Material provided:
______________________________

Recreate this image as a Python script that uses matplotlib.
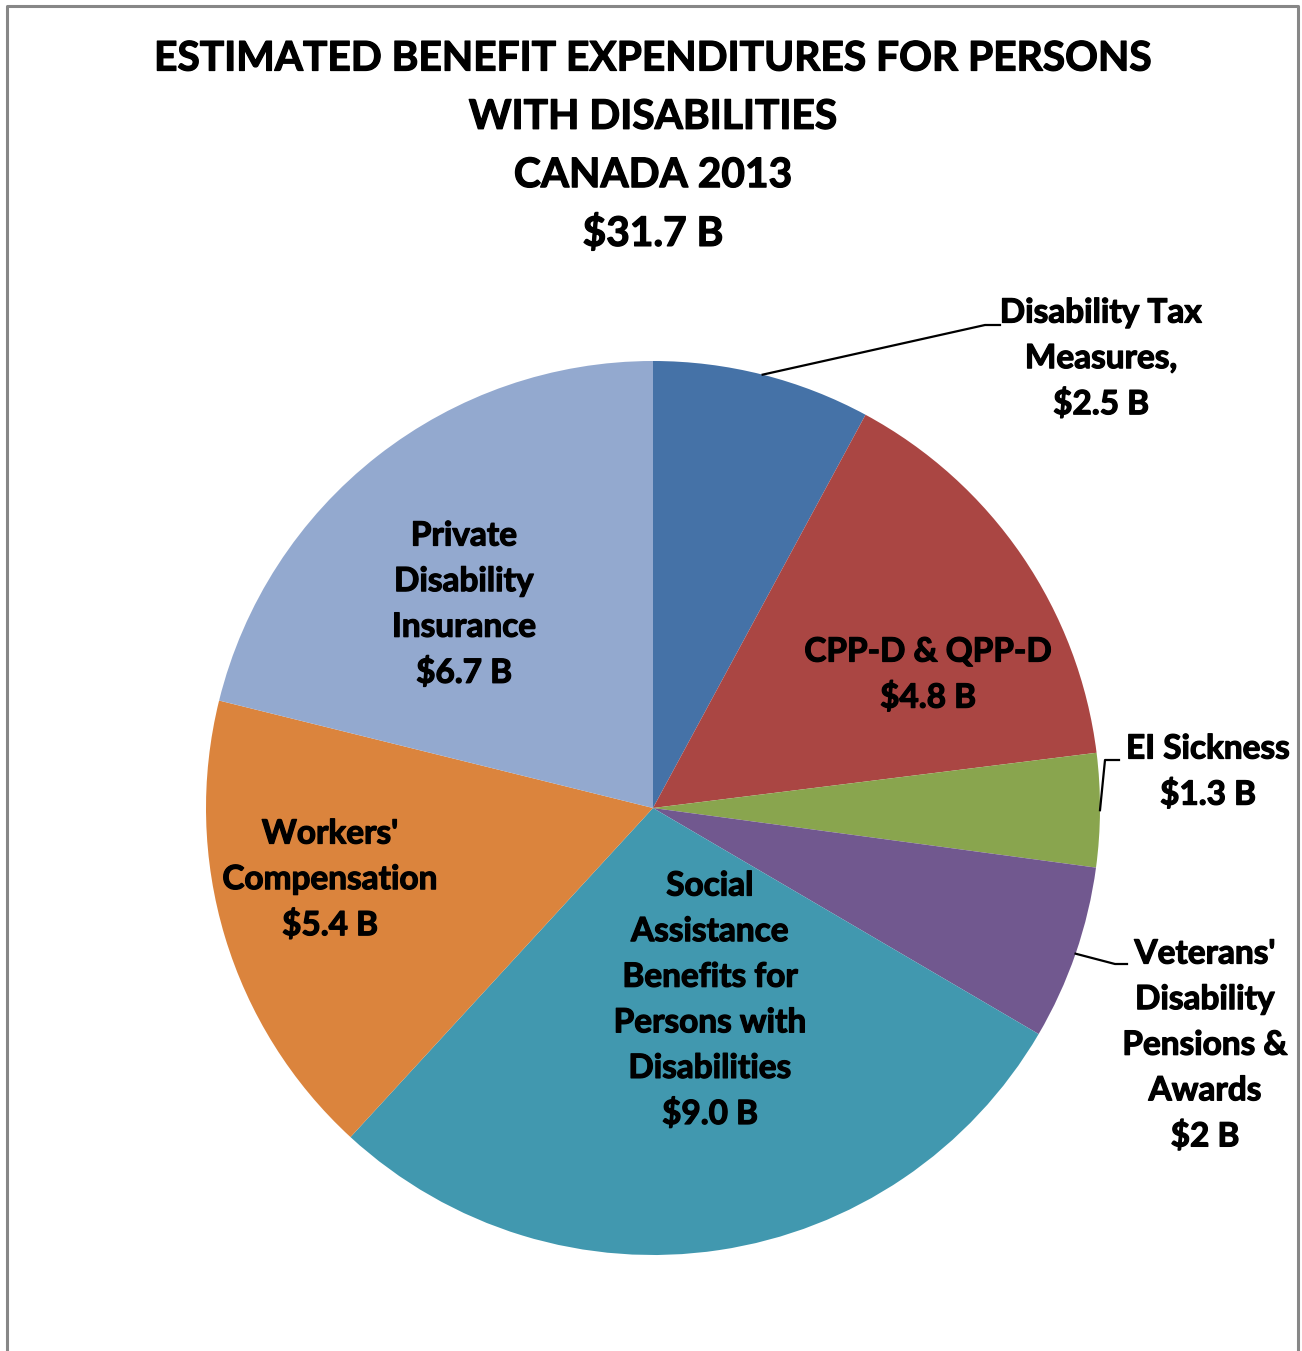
import matplotlib
matplotlib.use("Agg")
import matplotlib.pyplot as plt
import matplotlib.patheffects as pe
import numpy as np
from matplotlib.lines import Line2D

# ---- data ----
categories = [
    "Disability Tax\nMeasures,",
    "CPP-D & QPP-D",
    "EI Sickness",
    "Veterans'\nDisability\nPensions &\nAwards",
    "Social\nAssistance\nBenefits for\nPersons with\nDisabilities",
    "Workers'\nCompensation",
    "Private\nDisability\nInsurance",
]
values = [2.5, 4.8, 1.3, 2.0, 9.0, 5.4, 6.7]
decimals = [1, 1, 1, 0, 1, 1, 1]
colors = ["#4572A7", "#AA4643", "#89A54E", "#71588F", "#4198AF", "#DB843D", "#93A9CF"]
title_lines = ["ESTIMATED BENEFIT EXPENDITURES FOR PERSONS",
               "WITH DISABILITIES", "CANADA 2013"]

W, H = 1302, 1351
FONT = "Lato"
plt.rcParams["font.family"] = [FONT, "DejaVu Sans"]

fig = plt.figure(figsize=(W / 100, H / 100), dpi=100)

# slightly heavier glyph strokes
heavy = [pe.withStroke(linewidth=0.9, foreground="black")]


def fx(x):
    return x / W


def fy(y):
    return 1 - y / H


# outer frame (left, top, right)
frame = Line2D([fx(7), fx(7), fx(1298), fx(1298)], [0, fy(6), fy(6), 0],
               transform=fig.transFigure, color="#878787", lw=2.2)
fig.add_artist(frame)

# ---- pie ----
cx, cy, r = 653, 808, 447
ax = fig.add_axes([fx(cx - r), fy(cy + r), 2 * r / W, 2 * r / H])
wedges, _ = ax.pie(values, colors=colors, startangle=90, counterclock=False,
                   radius=1.0, wedgeprops=dict(linewidth=0))
ax.set_xlim(-1, 1)
ax.set_ylim(-1, 1)
ax.set_aspect("auto")
ax.axis("off")

total = sum(values)

# ---- title ----
TITLE_FS = 29.3
for i, line in enumerate(title_lines + [f"\\${total:.1f} B"]):
    fig.text(fx(653), fy(59 + i * 58.3), line, ha="center", va="center",
             fontsize=TITLE_FS, fontweight="bold", color="black",
             path_effects=heavy)

# ---- labels ----
LABEL_FS = 24
PITCH = 45.6
label_pos = [(1101, 313), (928, 652), (1208, 749), (1205, 954),
             (710, 886), (330, 834), (464, 536)]

for name, v, d, (lx, ly) in zip(categories, values, decimals, label_pos):
    lines = name.split("\n") + [f"\\${v:.{d}f} B"]
    for j, t in enumerate(lines):
        fig.text(fx(lx), fy(ly + j * PITCH), t, ha="center", va="center",
                 fontsize=LABEL_FS, fontweight="bold", color="black",
                 path_effects=heavy)


# ---- leader lines from wedge mid-angles ----
def edge_point(idx):
    start = sum(values[:idx])
    mid = (start + values[idx] / 2) / total * 2 * np.pi
    ang = np.pi / 2 - mid
    return cx + r * np.cos(ang), cy - r * np.sin(ang)


leaders = {0: [(985, 325), (1000, 325)],
           2: [(1105, 760), (1119, 760)],
           3: [(1115, 964), (1127, 964)]}
for idx, pts in leaders.items():
    x0, y0 = edge_point(idx)
    xs = [x0] + [p[0] for p in pts]
    ys = [y0] + [p[1] for p in pts]
    fig.add_artist(Line2D([fx(x) for x in xs], [fy(y) for y in ys],
                          transform=fig.transFigure, color="black", lw=1.6))

fig.savefig("out.png", dpi=100, facecolor="white")
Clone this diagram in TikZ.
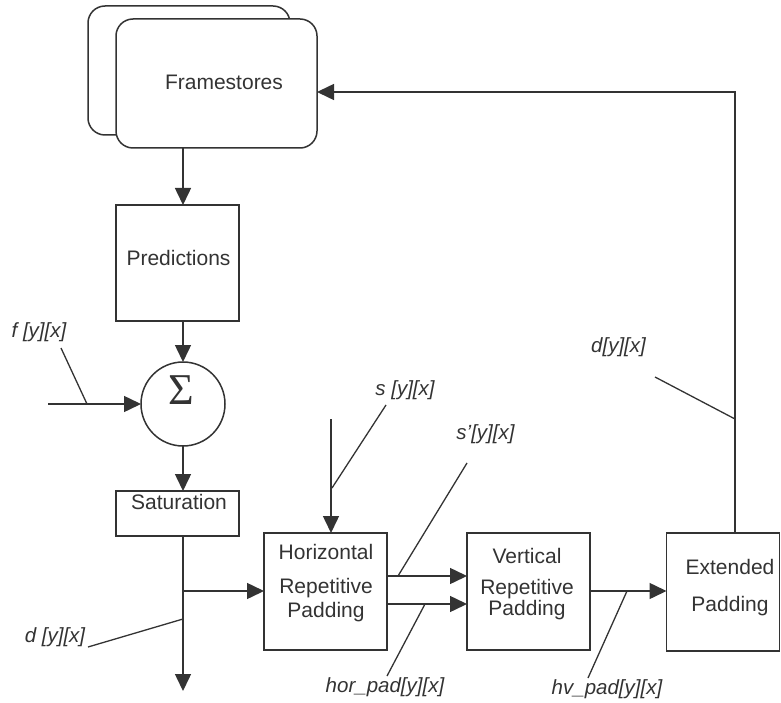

______________________________

Exercise goal:
Copy each line in full and exactly, omitting any picture.

The solution:
Recreate this image as a Python script that uses matplotlib.
import matplotlib
matplotlib.use("Agg")
import matplotlib.pyplot as plt
import matplotlib.patheffects as pe
import numpy as np
from matplotlib.lines import Line2D

# ---- data ----
categories = [
    "Disability Tax\nMeasures,",
    "CPP-D & QPP-D",
    "EI Sickness",
    "Veterans'\nDisability\nPensions &\nAwards",
    "Social\nAssistance\nBenefits for\nPersons with\nDisabilities",
    "Workers'\nCompensation",
    "Private\nDisability\nInsurance",
]
values = [2.5, 4.8, 1.3, 2.0, 9.0, 5.4, 6.7]
decimals = [1, 1, 1, 0, 1, 1, 1]
colors = ["#4572A7", "#AA4643", "#89A54E", "#71588F", "#4198AF", "#DB843D", "#93A9CF"]
title_lines = ["ESTIMATED BENEFIT EXPENDITURES FOR PERSONS",
               "WITH DISABILITIES", "CANADA 2013"]

W, H = 1302, 1351
FONT = "Lato"
plt.rcParams["font.family"] = [FONT, "DejaVu Sans"]

fig = plt.figure(figsize=(W / 100, H / 100), dpi=100)

# slightly heavier glyph strokes
heavy = [pe.withStroke(linewidth=0.9, foreground="black")]


def fx(x):
    return x / W


def fy(y):
    return 1 - y / H


# outer frame (left, top, right)
frame = Line2D([fx(7), fx(7), fx(1298), fx(1298)], [0, fy(6), fy(6), 0],
               transform=fig.transFigure, color="#878787", lw=2.2)
fig.add_artist(frame)

# ---- pie ----
cx, cy, r = 653, 808, 447
ax = fig.add_axes([fx(cx - r), fy(cy + r), 2 * r / W, 2 * r / H])
wedges, _ = ax.pie(values, colors=colors, startangle=90, counterclock=False,
                   radius=1.0, wedgeprops=dict(linewidth=0))
ax.set_xlim(-1, 1)
ax.set_ylim(-1, 1)
ax.set_aspect("auto")
ax.axis("off")

total = sum(values)

# ---- title ----
TITLE_FS = 29.3
for i, line in enumerate(title_lines + [f"\\${total:.1f} B"]):
    fig.text(fx(653), fy(59 + i * 58.3), line, ha="center", va="center",
             fontsize=TITLE_FS, fontweight="bold", color="black",
             path_effects=heavy)

# ---- labels ----
LABEL_FS = 24
PITCH = 45.6
label_pos = [(1101, 313), (928, 652), (1208, 749), (1205, 954),
             (710, 886), (330, 834), (464, 536)]

for name, v, d, (lx, ly) in zip(categories, values, decimals, label_pos):
    lines = name.split("\n") + [f"\\${v:.{d}f} B"]
    for j, t in enumerate(lines):
        fig.text(fx(lx), fy(ly + j * PITCH), t, ha="center", va="center",
                 fontsize=LABEL_FS, fontweight="bold", color="black",
                 path_effects=heavy)


# ---- leader lines from wedge mid-angles ----
def edge_point(idx):
    start = sum(values[:idx])
    mid = (start + values[idx] / 2) / total * 2 * np.pi
    ang = np.pi / 2 - mid
    return cx + r * np.cos(ang), cy - r * np.sin(ang)


leaders = {0: [(985, 325), (1000, 325)],
           2: [(1105, 760), (1119, 760)],
           3: [(1115, 964), (1127, 964)]}
for idx, pts in leaders.items():
    x0, y0 = edge_point(idx)
    xs = [x0] + [p[0] for p in pts]
    ys = [y0] + [p[1] for p in pts]
    fig.add_artist(Line2D([fx(x) for x in xs], [fy(y) for y in ys],
                          transform=fig.transFigure, color="black", lw=1.6))

fig.savefig("out.png", dpi=100, facecolor="white")
Clone this diagram in TikZ.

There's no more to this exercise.